Same article, second quote:
"The European Union, which did so much to export democracy and the rule of law to former communist dictatorships of eastern Europe, has played a miserable role in the Middle East. It pours in aid but never demands democratisation or restrictions on police powers in return. That will have to change if the promise of the past month is to be realised. If it is to help with democracy-building, Europe will need to remind itself as much as the recipients of its money that you can never build free societies on the racist conspiracy theories of the Nazis and the tsars. They are and always have been the tunes that tyrants sing.The full Guardian article is here.
We're not so naive as to think the immoral pouring of vast resources into the maw of the Palestinian Arab kleptocracy is going to change just because it turns out that this is no way to build a democratic society that respects basic human values and human rights.
Nor is there any reason to think that those who watched over a period of decades what the Arab tyrants and other forces of repression in the Islamic world have wrought will do some soul searching and reach operative conclusions.

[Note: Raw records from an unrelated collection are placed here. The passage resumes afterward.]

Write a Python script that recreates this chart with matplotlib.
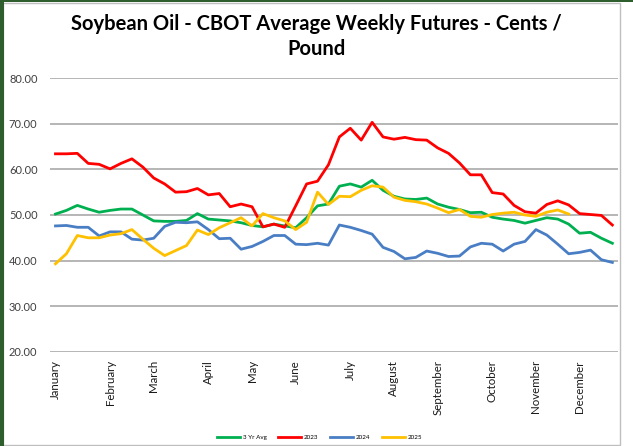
import numpy as np
import matplotlib
matplotlib.use('Agg')
import matplotlib.pyplot as plt
from matplotlib.patches import Rectangle

# weekly averages, cents / pound (52 weeks)
avg3 = [50.2, 51.0, 52.1, 51.3, 50.6, 51.0, 51.3, 51.3, 50.0, 48.7, 48.6, 48.6, 48.8,
        50.3, 49.1, 48.9, 48.7, 48.3, 47.7, 47.4, 48.0, 47.6, 47.2, 49.4, 52.0, 52.4,
        56.3, 56.8, 56.1, 57.6, 55.4, 54.1, 53.5, 53.4, 53.7, 52.4, 51.7, 51.2, 50.5,
        50.6, 49.5, 49.1, 48.8, 48.2, 48.8, 49.4, 49.1, 48.0, 46.0, 46.2, 44.9, 43.8]
y2023 = [63.4, 63.4, 63.5, 61.3, 61.1, 60.1, 61.3, 62.3, 60.5, 58.1, 56.8, 55.0, 55.1,
         55.8, 54.4, 54.7, 51.8, 52.4, 51.8, 47.4, 48.0, 47.3, 52.0, 56.8, 57.4, 61.0,
         67.1, 69.0, 66.4, 70.3, 67.1, 66.6, 67.0, 66.5, 66.4, 64.7, 63.5, 61.4, 58.8,
         58.8, 54.9, 54.6, 52.1, 50.7, 50.4, 52.3, 53.1, 52.2, 50.3, 50.1, 49.9, 47.8]
y2024 = [47.6, 47.7, 47.3, 47.3, 45.4, 46.3, 46.3, 44.7, 44.5, 44.9, 47.5, 48.4, 48.3,
         48.5, 46.8, 44.8, 44.9, 42.5, 43.1, 44.2, 45.5, 45.5, 43.6, 43.5, 43.8, 43.4,
         47.8, 47.3, 46.6, 45.8, 42.9, 42.0, 40.4, 40.7, 42.1, 41.6, 40.9, 41.0, 43.0,
         43.8, 43.6, 42.1, 43.6, 44.2, 46.8, 45.6, 43.6, 41.5, 41.8, 42.3, 40.2, 39.6]
y2025 = [39.3, 41.5, 45.5, 45.0, 45.0, 45.6, 45.9, 46.8, 44.7, 42.7, 41.1, 42.2, 43.3,
         46.7, 45.7, 47.2, 48.3, 49.4, 47.6, 50.3, 49.4, 48.7, 46.8, 48.4, 55.0, 52.3,
         54.1, 54.0, 55.4, 56.4, 56.1, 53.9, 53.2, 52.9, 52.4, 51.5, 50.5, 51.2, 49.7,
         49.5, 50.1, 50.4, 50.6, 50.0, 49.7, 50.6, 51.1, 50.2]

months = ['January', 'February', 'March', 'April', 'May', 'June', 'July',
          'August', 'September', 'October', 'November', 'December']
month_week = [0, 5, 9, 14, 18, 22, 27, 31, 35, 40, 44, 48]
yticks = [20, 30, 40, 50, 60, 70, 80]

font = ['Lato', 'DejaVu Sans']
plt.rcParams['font.family'] = font

fig = plt.figure(figsize=(6.33, 4.46), dpi=100)
ax = fig.add_axes([0.079, 0.211, 0.897, 0.614])

weeks = np.arange(52)
ax.plot(weeks, avg3, color='#00B050', lw=2.0, label='3 Yr Avg')
ax.plot(weeks, y2023, color='#FF0000', lw=2.0, label='2023')
ax.plot(weeks, y2024, color='#4A7EC4', lw=2.0, label='2024')
ax.plot(np.arange(len(y2025)), y2025, color='#FFC000', lw=2.0, label='2025')

ax.set_xlim(-0.5, 51.5)
ax.set_ylim(20, 80)
ax.set_yticks(yticks)
ax.set_yticklabels(['%.2f' % v for v in yticks], fontsize=8, color='#404040')
ax.set_xticks(month_week)
ax.set_xticklabels(months, rotation=90, fontsize=8.3, color='#1A1A1A', va='top')
ax.tick_params(axis='x', length=0, pad=6)
ax.tick_params(axis='y', length=0, pad=9)
ax.yaxis.grid(True, color='#B0B0B0', lw=1.3)
ax.set_axisbelow(True)
for s in ax.spines.values():
    s.set_visible(False)

fig.suptitle('Soybean Oil - CBOT Average Weekly Futures - Cents /\nPound',
             fontsize=14.5, fontweight='bold', y=0.969, linespacing=1.35)

fig.legend(loc='lower center', bbox_to_anchor=(0.505, 0.0), ncol=4, frameon=False,
           fontsize=4.5, handlelength=3.7, columnspacing=1.9, handletextpad=0.4)

# chart frame
fig.patches.append(Rectangle((0.004, 0.002), 0.975, 0.992, transform=fig.transFigure,
                             fill=False, ec='#BFBFBF', lw=1))
fig.patches.append(Rectangle((0, 0), 0.006, 1, transform=fig.transFigure,
                             color='#2E5E2E', lw=0))
fig.patches.append(Rectangle((0, 0.995), 1, 0.005, transform=fig.transFigure,
                             color='#2E5E2E', lw=0))

fig.savefig('out.png', dpi=100)
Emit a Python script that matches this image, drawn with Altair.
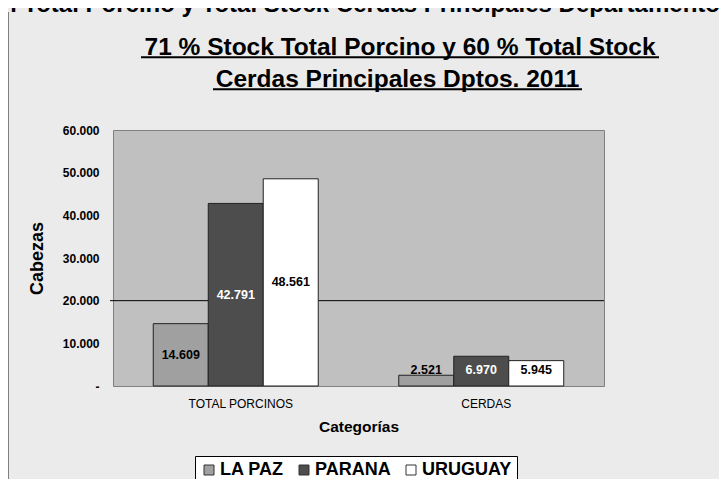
import altair as alt
import pandas as pd

# ---------------- data ----------------
categories = ["TOTAL PORCINOS", "CERDAS"]
departamentos = ["LA PAZ", "PARANA", "URUGUAY"]
total_porcinos = [14609, 42791, 48561]
cerdas = [2521, 6970, 5945]
bar_colors = ["#a0a0a0", "#4d4d4d", "#ffffff"]
label_colors = ["#000000", "#ffffff", "#000000"]
title_lines = ["71 % Stock Total Porcino y 60 % Total Stock",
               "Cerdas Principales Dptos. 2011"]
top_cut_text = "n Total Porcino y Total Stock Cerdas Principales Departamentos"
y_ticks = [0, 10000, 20000, 30000, 40000, 50000, 60000]
ref_value = 20000

rows = []
for cat, vals in zip(categories, [total_porcinos, cerdas]):
    for d, v, lc in zip(departamentos, vals, label_colors):
        rows.append({"categoria": cat, "departamento": d, "valor": v, "lcolor": lc})
df = pd.DataFrame(rows)

W, H = 491, 256
FONT = "Liberation Sans"
NB = "\u00a0"

x_enc = alt.X(
    "categoria:N", sort=categories,
    scale=alt.Scale(paddingInner=0, paddingOuter=0),
    axis=alt.Axis(title="Categorías", labelAngle=0, labelFontSize=12, labelFont=FONT,
                  labelColor="black", labelPadding=12, ticks=False, domain=False,
                  titleFontSize=15.5, titleFont=FONT, titleFontWeight="bold",
                  titleColor="black", titlePadding=10, labelOffset=5),
)
xoff_enc = alt.XOffset("departamento:N", sort=departamentos,
                       scale=alt.Scale(paddingOuter=0.732, paddingInner=0))
y_axis = alt.Axis(
    values=y_ticks,
    labelExpr="datum.value == 0 ? '-" + NB * 4 + "' : replace(format(datum.value, ',.0f'), ',', '.')",
    grid=False, ticks=False, domain=False, labelFontWeight="bold", labelFontSize=12,
    labelFont=FONT, labelColor="black", labelPadding=14, title="Cabezas",
    titleFontSize=18, titleFont=FONT, titleFontWeight="bold", titleColor="black",
    titlePadding=16,
)
y_scale = alt.Scale(domain=[0, 60000], nice=False, zero=True)

one = alt.Data(values=[{}])

ref_rule = alt.Chart(one).mark_rule(color="black", strokeWidth=1).encode(
    y=alt.datum(ref_value, scale=y_scale, axis=y_axis),
    x=alt.value(-3), x2=alt.value(W),
)

bars = alt.Chart(df).mark_bar(stroke="#222222", strokeWidth=1).encode(
    x=x_enc, xOffset=xoff_enc,
    y=alt.Y("valor:Q", scale=y_scale, axis=y_axis),
    color=alt.Color(
        "departamento:N", sort=departamentos,
        scale=alt.Scale(domain=departamentos, range=bar_colors),
        legend=alt.Legend(
            orient="none", legendX=82, legendY=326, direction="horizontal", title=None,
            symbolType="square", symbolSize=100, symbolStrokeColor="#333333",
            symbolStrokeWidth=1, symbolOpacity=1, labelFontSize=18, labelFontWeight="bold",
            labelFont=FONT, labelColor="black", fillColor="white", strokeColor="black",
            padding=5, columnPadding=11, labelOffset=2,
        ),
    ),
)

labels = alt.Chart(df).transform_calculate(
    label_y="max(datum.valor / 2, 3700)",
    label="replace(format(datum.valor, ',.0f'), ',', '.')",
).mark_text(fontSize=12.5, fontWeight="bold", font=FONT, baseline="middle").encode(
    x=x_enc, xOffset=xoff_enc,
    y=alt.Y("label_y:Q", scale=y_scale, axis=y_axis),
    text="label:N",
    color=alt.Color("lcolor:N", scale=None),
)

t1 = alt.Chart(one).mark_text(text=title_lines[0], fontSize=24.5, fontWeight="bold", font=FONT,
                              align="center", baseline="alphabetic", color="black").encode(
    x=alt.value(287), y=alt.value(-75))
t2 = alt.Chart(one).mark_text(text=title_lines[1], fontSize=24.5, fontWeight="bold", font=FONT,
                              align="center", baseline="alphabetic", color="black").encode(
    x=alt.value(284.5), y=alt.value(-43.5))
u1 = alt.Chart(one).mark_rule(color="black", strokeWidth=2).encode(
    x=alt.value(28), x2=alt.value(546), y=alt.value(-72.7))
u2 = alt.Chart(one).mark_rule(color="black", strokeWidth=2).encode(
    x=alt.value(100), x2=alt.value(469), y=alt.value(-40.7))
cut = alt.Chart(one).mark_text(text=top_cut_text, fontSize=24, fontWeight="bold", font=FONT,
                               align="left", baseline="alphabetic", color="black").encode(
    x=alt.value(-111), y=alt.value(-118))
border = alt.Chart(one).mark_rule(color="#808080", strokeWidth=1).encode(
    x=alt.value(-104.5), y=alt.value(-118), y2=alt.value(H + 93))

chart = alt.layer(ref_rule, bars, labels, t1, t2, u1, u2, cut, border).properties(
    width=W, height=H,
    autosize=alt.AutoSizeParams(type="none"),
    padding={"left": 105, "top": 122, "right": 115, "bottom": 93},
    background="#ebebeb",
).configure_view(fill="#c0c0c0", stroke="#808080", strokeWidth=1)

chart.save("out.html", embed_options={"renderer": "svg", "actions": False})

The world and international relations have never worked that way.
At best, we're hoping that people who express strongly-held opinions about the events that shape our day to day life in this special region will possess the intellectual honesty and good sense to pause; to at least acknowledge that somewhere in among the torrent of images and reports and data pouring out of Egypt, Tunisia, Bahrain, Libya, Iran, Oman, Syria, Lebanon and the others in these past tumultuous weeks there are some kernels of insight and even truth that deserve some examination.
Then again, this is the Middle East.